• [Objective]:
Can you transcribe every line exactly and leave the pictures behind?

— Begin Data block —

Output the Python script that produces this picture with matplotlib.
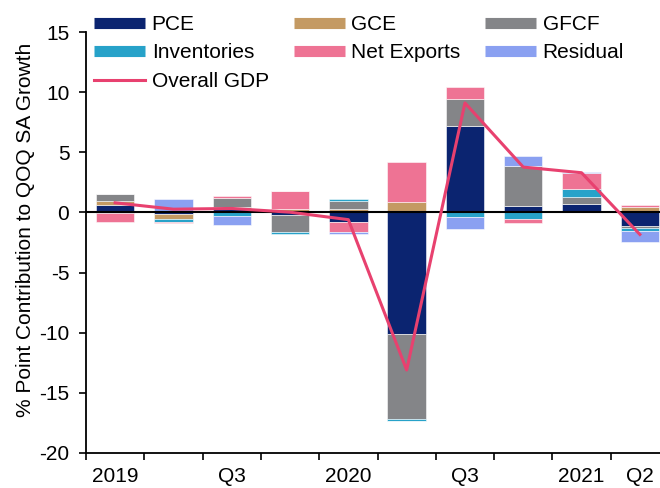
import matplotlib
matplotlib.use("Agg")
import matplotlib.pyplot as plt
from matplotlib.lines import Line2D
import numpy as np

plt.rcParams['font.family'] = ['Liberation Sans', 'DejaVu Sans']
plt.rcParams['axes.unicode_minus'] = False

quarters = ['2019Q1', '2019Q2', '2019Q3', '2019Q4', '2020Q1',
            '2020Q2', '2020Q3', '2020Q4', '2021Q1', '2021Q2']
tick_labels = ['2019', '', 'Q3', '', '2020', '', 'Q3', '', '2021', 'Q2']

pce = [0.62, -0.14, 0.25, -0.25, -0.80, -10.10, 7.17, 0.52, 0.69, -1.14]
gce = [0.36, -0.40, 0.17, 0.30, 0.25, 0.90, 0.00, 0.00, 0.00, 0.44]
gfcf = [0.56, 0.00, 0.80, -1.36, 0.70, -7.10, 2.22, 3.33, 0.56, -0.17]
inventories = [-0.05, -0.22, -0.28, -0.20, 0.15, -0.12, -0.42, -0.58, 0.69, -0.25]
net_exports = [-0.72, -0.11, 0.15, 1.46, -0.83, 3.33, 1.00, -0.33, 1.30, 0.14]
residual = [0.00, 1.11, -0.75, 0.00, -0.17, -0.05, -0.94, 0.83, 0.16, -0.86]
gdp = [0.80, 0.27, 0.33, 0.02, -0.60, -13.10, 9.10, 3.77, 3.30, -1.83]

series = [
    ('PCE', pce, '#0B2470'),
    ('GCE', gce, '#C49A63'),
    ('GFCF', gfcf, '#848588'),
    ('Inventories', inventories, '#27A2C9'),
    ('Net Exports', net_exports, '#EE7394'),
    ('Residual', residual, '#8AA0F1'),
]
gdp_color = '#E8416F'

fig = plt.figure(figsize=(6.6, 4.88), dpi=100)
ax = fig.add_axes([86 / 660, 35 / 488, 583 / 660, 421 / 488])

x = np.arange(len(quarters))
pos_bottom = np.zeros(len(quarters))
neg_bottom = np.zeros(len(quarters))
for name, vals, col in series:
    v = np.array(vals, dtype=float)
    bottoms = np.where(v >= 0, pos_bottom, neg_bottom)
    ax.bar(x, v, width=0.66, bottom=bottoms, color=col,
           edgecolor=(1, 1, 1, 0.55), linewidth=0.7, zorder=2)
    pos_bottom += np.where(v >= 0, v, 0)
    neg_bottom += np.where(v < 0, v, 0)

ax.axhline(0, color='black', linewidth=1.5, zorder=3)
ax.plot(x, gdp, color=gdp_color, linewidth=2.2, zorder=4)

ax.set_xlim(-0.5, 9.5)
ax.set_ylim(-20, 15)
ax.set_yticks(np.arange(-20, 16, 5))
ax.set_xticks(np.arange(-0.5, 10, 1.0))
ax.set_xticklabels([])
ax.set_xticks(x, minor=True)
ax.set_xticklabels(tick_labels, minor=True)
ax.tick_params(axis='x', which='minor', length=0, pad=10, labelsize=15)
ax.tick_params(axis='x', which='major', length=5, width=1.2, direction='out')
ax.tick_params(axis='y', length=5, width=1.2, direction='out', pad=7, labelsize=15)

for s in ['top', 'right']:
    ax.spines[s].set_visible(False)
for s in ['left', 'bottom']:
    ax.spines[s].set_linewidth(1.3)
    ax.spines[s].set_color('black')

ax.set_ylabel('% Point Contribution to QOQ SA Growth', fontsize=15)
ax.yaxis.set_label_coords(-0.088, 0.53)

handles = [Line2D([0], [0], color=c, lw=8, solid_capstyle='butt') for _, _, c in series]
handles.append(Line2D([0], [0], color=gdp_color, lw=2.2))
labels = [n for n, _, _ in series] + ['Overall GDP']
# order so that rows read across: matplotlib fills column-wise
order_handles = [handles[0], handles[3], handles[6], handles[1], handles[4], handles[2], handles[5]]
order_labels = [labels[0], labels[3], labels[6], labels[1], labels[4], labels[2], labels[5]]
leg = ax.legend(order_handles, order_labels, ncol=3, loc='upper left',
                bbox_to_anchor=(0.0, 1.06), frameon=False, fontsize=15,
                handlelength=2.45, handletextpad=0.3, columnspacing=1.2,
                labelspacing=0.45, borderaxespad=0.0)

fig.savefig('out.png', dpi=100)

— End Data block —

• [Written response]:
Output the Python script that produces this picture with matplotlib.
import matplotlib
matplotlib.use("Agg")
import matplotlib.pyplot as plt
from matplotlib.lines import Line2D
import numpy as np

plt.rcParams['font.family'] = ['Liberation Sans', 'DejaVu Sans']
plt.rcParams['axes.unicode_minus'] = False

quarters = ['2019Q1', '2019Q2', '2019Q3', '2019Q4', '2020Q1',
            '2020Q2', '2020Q3', '2020Q4', '2021Q1', '2021Q2']
tick_labels = ['2019', '', 'Q3', '', '2020', '', 'Q3', '', '2021', 'Q2']

pce = [0.62, -0.14, 0.25, -0.25, -0.80, -10.10, 7.17, 0.52, 0.69, -1.14]
gce = [0.36, -0.40, 0.17, 0.30, 0.25, 0.90, 0.00, 0.00, 0.00, 0.44]
gfcf = [0.56, 0.00, 0.80, -1.36, 0.70, -7.10, 2.22, 3.33, 0.56, -0.17]
inventories = [-0.05, -0.22, -0.28, -0.20, 0.15, -0.12, -0.42, -0.58, 0.69, -0.25]
net_exports = [-0.72, -0.11, 0.15, 1.46, -0.83, 3.33, 1.00, -0.33, 1.30, 0.14]
residual = [0.00, 1.11, -0.75, 0.00, -0.17, -0.05, -0.94, 0.83, 0.16, -0.86]
gdp = [0.80, 0.27, 0.33, 0.02, -0.60, -13.10, 9.10, 3.77, 3.30, -1.83]

series = [
    ('PCE', pce, '#0B2470'),
    ('GCE', gce, '#C49A63'),
    ('GFCF', gfcf, '#848588'),
    ('Inventories', inventories, '#27A2C9'),
    ('Net Exports', net_exports, '#EE7394'),
    ('Residual', residual, '#8AA0F1'),
]
gdp_color = '#E8416F'

fig = plt.figure(figsize=(6.6, 4.88), dpi=100)
ax = fig.add_axes([86 / 660, 35 / 488, 583 / 660, 421 / 488])

x = np.arange(len(quarters))
pos_bottom = np.zeros(len(quarters))
neg_bottom = np.zeros(len(quarters))
for name, vals, col in series:
    v = np.array(vals, dtype=float)
    bottoms = np.where(v >= 0, pos_bottom, neg_bottom)
    ax.bar(x, v, width=0.66, bottom=bottoms, color=col,
           edgecolor=(1, 1, 1, 0.55), linewidth=0.7, zorder=2)
    pos_bottom += np.where(v >= 0, v, 0)
    neg_bottom += np.where(v < 0, v, 0)

ax.axhline(0, color='black', linewidth=1.5, zorder=3)
ax.plot(x, gdp, color=gdp_color, linewidth=2.2, zorder=4)

ax.set_xlim(-0.5, 9.5)
ax.set_ylim(-20, 15)
ax.set_yticks(np.arange(-20, 16, 5))
ax.set_xticks(np.arange(-0.5, 10, 1.0))
ax.set_xticklabels([])
ax.set_xticks(x, minor=True)
ax.set_xticklabels(tick_labels, minor=True)
ax.tick_params(axis='x', which='minor', length=0, pad=10, labelsize=15)
ax.tick_params(axis='x', which='major', length=5, width=1.2, direction='out')
ax.tick_params(axis='y', length=5, width=1.2, direction='out', pad=7, labelsize=15)

for s in ['top', 'right']:
    ax.spines[s].set_visible(False)
for s in ['left', 'bottom']:
    ax.spines[s].set_linewidth(1.3)
    ax.spines[s].set_color('black')

ax.set_ylabel('% Point Contribution to QOQ SA Growth', fontsize=15)
ax.yaxis.set_label_coords(-0.088, 0.53)

handles = [Line2D([0], [0], color=c, lw=8, solid_capstyle='butt') for _, _, c in series]
handles.append(Line2D([0], [0], color=gdp_color, lw=2.2))
labels = [n for n, _, _ in series] + ['Overall GDP']
# order so that rows read across: matplotlib fills column-wise
order_handles = [handles[0], handles[3], handles[6], handles[1], handles[4], handles[2], handles[5]]
order_labels = [labels[0], labels[3], labels[6], labels[1], labels[4], labels[2], labels[5]]
leg = ax.legend(order_handles, order_labels, ncol=3, loc='upper left',
                bbox_to_anchor=(0.0, 1.06), frameon=False, fontsize=15,
                handlelength=2.45, handletextpad=0.3, columnspacing=1.2,
                labelspacing=0.45, borderaxespad=0.0)

fig.savefig('out.png', dpi=100)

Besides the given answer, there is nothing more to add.